YOUR OBJECTIVE ▸ Each line below must be set down exactly; omit any image you find.

COLLECTED DATA ▸
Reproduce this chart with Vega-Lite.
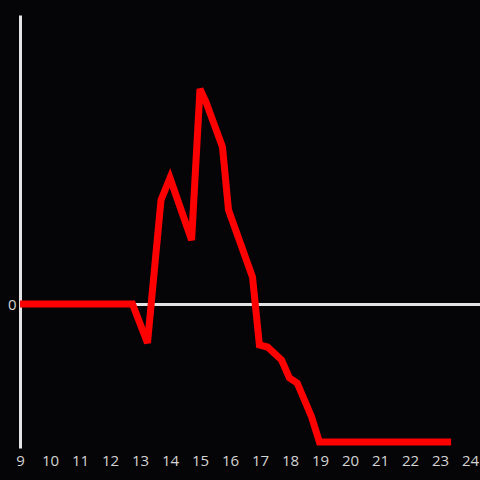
{
  "$schema": "https://vega.github.io/schema/vega-lite/v6.json",
  "width": 460,
  "height": 433,
  "autosize": {"type": "none"},
  "padding": {"left": 20, "top": 15, "right": 0, "bottom": 32},
  "background": "#050407",
  "config": {
    "view": {"stroke": null},
    "axis": {"labelFont": "Open Sans", "labelFontSize": 15, "labelColor": "#d4d4d4"}
  },
  "data": {
    "values": [
      {"hour": 9.0, "value": 0},
      {"hour": 12.75, "value": 0},
      {"hour": 13.25, "value": -39},
      {"hour": 13.7, "value": 104},
      {"hour": 14.0, "value": 126},
      {"hour": 14.72, "value": 64},
      {"hour": 15.0, "value": 215},
      {"hour": 15.2, "value": 202},
      {"hour": 15.75, "value": 157},
      {"hour": 15.95, "value": 94},
      {"hour": 16.75, "value": 27},
      {"hour": 16.98, "value": -41},
      {"hour": 17.25, "value": -43},
      {"hour": 17.72, "value": -56},
      {"hour": 17.98, "value": -74},
      {"hour": 18.24, "value": -79},
      {"hour": 18.72, "value": -113},
      {"hour": 18.98, "value": -138},
      {"hour": 23.37, "value": -138}
    ]
  },
  "mark": {"type": "line", "color": "#ff0000", "strokeWidth": 7, "strokeJoin": "miter", "strokeCap": "butt"},
  "encoding": {
    "x": {
      "field": "hour", "type": "quantitative",
      "scale": {"domain": [9, 24.3333], "nice": false, "zero": false},
      "axis": {"title": null, "values": [9,10,11,12,13,14,15,16,17,18,19,20,21,22,23,24], "domain": false, "ticks": false, "grid": false, "labelPadding": 5, "labelFlush": false, "labelOverlap": false}
    },
    "y": {
      "field": "value", "type": "quantitative",
      "scale": {"domain": [-144, 289], "nice": false, "zero": false},
      "axis": {"title": null, "values": [0], "ticks": false, "grid": true, "gridColor": "#e4e4e4", "gridWidth": 3, "gridOpacity": 1, "domain": true, "domainColor": "#e4e4e4", "domainWidth": 3, "labelPadding": 4, "labelDy": 1}
    }
  }
}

SOLUTION TO THE PROBLEM ▸
Reproduce this chart with Vega-Lite.
{
  "$schema": "https://vega.github.io/schema/vega-lite/v6.json",
  "width": 460,
  "height": 433,
  "autosize": {"type": "none"},
  "padding": {"left": 20, "top": 15, "right": 0, "bottom": 32},
  "background": "#050407",
  "config": {
    "view": {"stroke": null},
    "axis": {"labelFont": "Open Sans", "labelFontSize": 15, "labelColor": "#d4d4d4"}
  },
  "data": {
    "values": [
      {"hour": 9.0, "value": 0},
      {"hour": 12.75, "value": 0},
      {"hour": 13.25, "value": -39},
      {"hour": 13.7, "value": 104},
      {"hour": 14.0, "value": 126},
      {"hour": 14.72, "value": 64},
      {"hour": 15.0, "value": 215},
      {"hour": 15.2, "value": 202},
      {"hour": 15.75, "value": 157},
      {"hour": 15.95, "value": 94},
      {"hour": 16.75, "value": 27},
      {"hour": 16.98, "value": -41},
      {"hour": 17.25, "value": -43},
      {"hour": 17.72, "value": -56},
      {"hour": 17.98, "value": -74},
      {"hour": 18.24, "value": -79},
      {"hour": 18.72, "value": -113},
      {"hour": 18.98, "value": -138},
      {"hour": 23.37, "value": -138}
    ]
  },
  "mark": {"type": "line", "color": "#ff0000", "strokeWidth": 7, "strokeJoin": "miter", "strokeCap": "butt"},
  "encoding": {
    "x": {
      "field": "hour", "type": "quantitative",
      "scale": {"domain": [9, 24.3333], "nice": false, "zero": false},
      "axis": {"title": null, "values": [9,10,11,12,13,14,15,16,17,18,19,20,21,22,23,24], "domain": false, "ticks": false, "grid": false, "labelPadding": 5, "labelFlush": false, "labelOverlap": false}
    },
    "y": {
      "field": "value", "type": "quantitative",
      "scale": {"domain": [-144, 289], "nice": false, "zero": false},
      "axis": {"title": null, "values": [0], "ticks": false, "grid": true, "gridColor": "#e4e4e4", "gridWidth": 3, "gridOpacity": 1, "domain": true, "domainColor": "#e4e4e4", "domainWidth": 3, "labelPadding": 4, "labelDy": 1}
    }
  }
}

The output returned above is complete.